- Instructor: Tom van Nuenen
- Email: [email protected]
This repo contains a number of notebooks for the 2021 Digital Humanities course at SISU in May - June 2021, which investigates the possibilities and pitfalls of computational text research for humanities students.
For centuries, the humanities has operated through the close reading of cultural objects: reading to uncover layers of meaning that lead to deep comprehension. Such ‘close’ approaches are increasingly replaced by ‘distant’ methods that rely on programmatic modeling and corpus linguistics. This allows researchers to focus on units that are much smaller or much larger than the singular case study, text, or author – words, topics, genres, themes, and so on. Close and distant reading are especially relevant in a context of social media, which are marked by the spread of disinformation – captured in terms such as post-truth, filter bubbles, and clickbait. The visibility of online content often seems to be informed more by virality and controversy than by truthfulness and dialogue. How can we understand the large quantities of social data on online platforms in order to reveal ideologies, biases, and controversies? In this course, we will engage with social media data in order to uncover such patterns of meaning-making. Using a variety of strategies of textual and data analysis (e.g. tf-idf, topic modeling and word embeddings), students will learn to apply and critically reflect on corpus linguistics with a critical and explorative mindset. We will focus on the discursive ways in which facts and opinions are negotiated within communities, and the patterns and biases that appear in natural language.
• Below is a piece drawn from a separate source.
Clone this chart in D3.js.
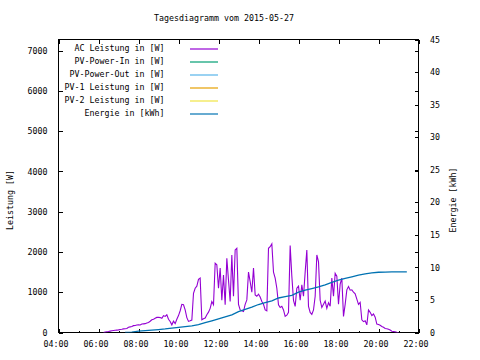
<!DOCTYPE html>
<html>
<head>
<meta charset="utf-8">
<script src="https://cdn.jsdelivr.net/npm/d3@7"></script>
<style>
  html, body { margin: 0; padding: 0; background: #fff; }
  svg text { font-family: "DejaVu Sans Mono", "Liberation Mono", monospace; font-size: 8.3px; fill: #000; }
</style>
</head>
<body>
<svg id="chart" width="480" height="360"></svg>
<script>
// ---------- data ----------
const title = "Tagesdiagramm vom 2015-05-27";
const xTickLabels = ["04:00","06:00","08:00","10:00","12:00","14:00","16:00","18:00","20:00","22:00"];
const yTicks = [0,1000,2000,3000,4000,5000,6000,7000];
const y2Ticks = [0,5,10,15,20,25,30,35,40,45];

const legendLabels = ["AC Leistung in [W]","PV-Power-In in [W]","PV-Power-Out in [W]","PV-1 Leistung in [W]","PV-2 Leistung in [W]","Energie in [kWh]"];
const legendColors = ["#9400d3","#009e73","#56b4e9","#e69f00","#f0e442","#0072b2"];

const acTimes = ["06:15","06:20","06:25","06:30","06:35","06:40","06:45","06:50","06:55","07:00",
"07:05","07:10","07:15","07:20","07:25","07:30","07:35","07:40","07:45","07:50","07:55","08:00",
"08:05","08:10","08:15","08:20","08:25","08:30","08:35","08:40","08:45","08:50","08:55","09:00",
"09:05","09:10","09:15","09:20","09:25","09:30","09:35","09:40","09:45","09:50","09:55","10:00",
"10:05","10:10","10:15","10:20","10:25","10:30","10:35","10:40","10:45","10:50","10:55","11:00",
"11:05","11:10","11:15","11:20","11:25","11:30","11:35","11:40","11:45","11:50","11:55","12:00",
"12:05","12:10","12:15","12:20","12:25","12:30","12:35","12:40","12:45","12:50","12:55","13:00",
"13:05","13:10","13:15","13:20","13:25","13:30","13:35","13:40","13:45","13:50","13:55","14:00",
"14:05","14:10","14:15","14:20","14:25","14:30","14:35","14:40","14:45","14:50","14:55","15:00",
"15:05","15:10","15:15","15:20","15:25","15:30","15:35","15:40","15:45","15:50","15:55","16:00",
"16:05","16:10","16:15","16:20","16:25","16:30","16:35","16:40","16:45","16:50","16:55","17:00",
"17:05","17:10","17:15","17:20","17:25","17:30","17:35","17:40","17:45","17:50","17:55","18:00",
"18:05","18:10","18:15","18:20","18:25","18:30","18:35","18:40","18:45","18:50","18:55","19:00",
"19:05","19:10","19:15","19:20","19:25","19:30","19:35","19:40","19:45","19:50","19:55","20:00",
"20:05","20:10","20:15","20:20","20:25","20:30","20:35","20:40","20:45","20:50","20:55","21:00"];
const acPower = [0,10,20,25,35,45,50,55,60,65,
75,80,90,95,100,130,140,150,170,175,185,190,
185,210,215,220,235,250,280,315,330,355,375,380,
370,355,420,400,440,330,275,190,280,220,330,420,
540,700,690,560,370,275,290,310,975,1100,1150,1320,
1350,315,340,360,440,505,600,770,690,1720,1680,1100,
1600,800,1430,690,1845,1300,770,1925,900,2050,2090,700,
560,540,520,700,810,1500,1265,1000,1600,935,900,950,
880,770,700,560,540,2090,2130,2200,1500,1350,1100,690,
620,650,560,400,430,500,2160,1400,800,650,1100,1150,
800,1185,900,1500,2050,650,500,450,560,900,1925,1760,
800,620,700,780,600,740,650,1350,900,1470,1400,700,
1200,1350,400,700,1060,1140,1050,1060,1000,960,830,700,
750,315,270,290,190,560,500,420,460,380,210,200,
180,150,130,100,95,80,60,30,25,15,5,0];

const energyTimes = ["07:20","07:40","08:00","08:20","08:40","09:00","09:20","09:40","10:00","10:20",
"10:40","11:00","11:20","11:40","12:00","12:20","12:40","13:00","13:20","13:40","14:00","14:20",
"14:40","15:00","15:20","15:40","16:00","16:20","16:40","17:00","17:20","17:40","18:00","18:20",
"18:40","19:00","19:20","19:40","20:00","20:20","20:40","21:00","21:25"];
const energyKWh = [0.0,0.05,0.2,0.28,0.36,0.45,0.55,0.68,0.8,0.9,
1.02,1.2,1.5,1.8,2.1,2.4,2.7,3.2,3.55,3.9,4.3,4.6,
4.85,5.3,5.5,5.7,6.2,6.5,6.75,7.0,7.3,7.7,8.05,8.3,
8.55,8.8,9.0,9.15,9.25,9.28,9.3,9.3,9.3];

// ---------- layout ----------
const L = 58.5, R = 418.5, T = 39.5, B = 332.5;
const parseT = d3.timeParse("%H:%M");
const svg = d3.select("#chart");

const x = d3.scaleTime().domain([parseT(xTickLabels[0]), parseT(xTickLabels[xTickLabels.length-1])]).range([L, R]);
const y = d3.scaleLinear().domain([0, 7278]).range([B, T]);
const y2 = d3.scaleLinear().domain([0, 45]).range([B, T]);

// title
svg.append("text").attr("x", 224).attr("y", 20.5).attr("text-anchor", "middle").text(title);

// axes
function styleAxis(g) {
  g.select(".domain").remove();
  g.selectAll("line").attr("stroke", "#000").attr("shape-rendering", "crispEdges");
  g.selectAll("text").attr("font-family", null).attr("font-size", null);
}
const majorTicks = xTickLabels.map(parseT);

const xAxis = svg.append("g").attr("transform", `translate(0,${B})`)
  .call(d3.axisBottom(x).tickValues(majorTicks).tickFormat(d3.timeFormat("%H:%M")).tickSizeInner(-4).tickSizeOuter(0).tickPadding(8.6));
styleAxis(xAxis);
xAxis.selectAll("text").attr("x", -3);

const xMinor = svg.append("g").attr("transform", `translate(0,${B})`)
  .call(d3.axisBottom(x).ticks(d3.timeHour.every(1)).tickFormat("").tickSizeInner(-2).tickSizeOuter(0));
styleAxis(xMinor);

const xTop = svg.append("g").attr("transform", `translate(0,${T})`)
  .call(d3.axisTop(x).tickValues(majorTicks).tickFormat("").tickSizeInner(-4).tickSizeOuter(0));
styleAxis(xTop);

const yAxis = svg.append("g").attr("transform", `translate(${L},0)`)
  .call(d3.axisLeft(y).tickValues(yTicks).tickFormat(d3.format("d")).tickSizeInner(-4).tickSizeOuter(0).tickPadding(11));
styleAxis(yAxis);

const yMirror = svg.append("g").attr("transform", `translate(${R},0)`)
  .call(d3.axisRight(y).tickValues(yTicks).tickFormat("").tickSizeInner(-4).tickSizeOuter(0));
styleAxis(yMirror);

const y2Axis = svg.append("g").attr("transform", `translate(${R},0)`)
  .call(d3.axisRight(y2).tickValues(y2Ticks).tickFormat(d3.format("d")).tickSizeInner(-4).tickSizeOuter(0).tickPadding(11.5));
styleAxis(y2Axis);

// border
svg.append("rect").attr("x", L).attr("y", T).attr("width", R - L).attr("height", B - T)
  .attr("fill", "none").attr("stroke", "#000").attr("stroke-width", 1).attr("shape-rendering", "crispEdges");

// axis titles
svg.append("text").attr("transform", "translate(13,200) rotate(-90)").attr("text-anchor", "middle").text("Leistung [W]");
svg.append("text").attr("transform", "translate(455.5,200) rotate(-90)").attr("text-anchor", "middle").text("Energie [kWh]");

// clip
svg.append("clipPath").attr("id", "clip").append("rect").attr("x", L).attr("y", T).attr("width", R - L).attr("height", B - T);

// series
const acData = acTimes.map((t, i) => ({ t: parseT(t), v: acPower[i] }));
const enData = energyTimes.map((t, i) => ({ t: parseT(t), v: energyKWh[i] }));

svg.append("path").datum(acData).attr("clip-path", "url(#clip)")
  .attr("fill", "none").attr("stroke", legendColors[0]).attr("stroke-width", 1.1)
  .attr("d", d3.line().x(d => x(d.t)).y(d => y(d.v)));

svg.append("path").datum(enData).attr("clip-path", "url(#clip)")
  .attr("fill", "none").attr("stroke", legendColors[5]).attr("stroke-width", 1.3)
  .attr("d", d3.line().x(d => x(d.t)).y(d => y2(d.v)));

// legend
const lg = svg.append("g");
legendLabels.forEach((lab, i) => {
  const yy = 49 + i * 13;
  lg.append("text").attr("x", 164.5).attr("y", yy + 1.5).attr("text-anchor", "end").text(lab);
  lg.append("line").attr("x1", 190).attr("x2", 218).attr("y1", yy).attr("y2", yy)
    .attr("stroke", legendColors[i]).attr("stroke-width", 1.2);
});
</script>
</body>
</html>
This course will realize the following learning outcomes:
- Attain knowledge and understanding of the epistemological potentials and pitfalls of several popular quantitative approaches to text analysis.
- Apply textual and language analysis methods to contemporary datasets taken from social media.
- Demonstrate an awareness of the norms and presuppositions in quantitative methodological frameworks.
- Applying quantitative methods from the Digital Humanities with a critical and explorative mindset.
Introduction to Jupyter Notebooks, class repositories; working through some programming fundamentals in Python.
Exploring basic operations on Pandas DataFrames when dealing with social data. Preprocessing data and comparing datasets using tfidf.
Introduction to distant reading using NLTK and Pandas.
Exploring topic modeling as one way to move beyond the author and explore discursive patterns in our data. Using topic modeling findings to engage in a close reading.
Introducing Word Embeddings through Word2Vec in Python. Critical discussion about the concerns of bias implicit in Word Embeddings models.
Exploring how to analyze language biases using Word Embeddings methods.
Note that there are two optional notebooks for those who are interested: one on linear regression, and one on Naive Bayes classification and sentiment analysis.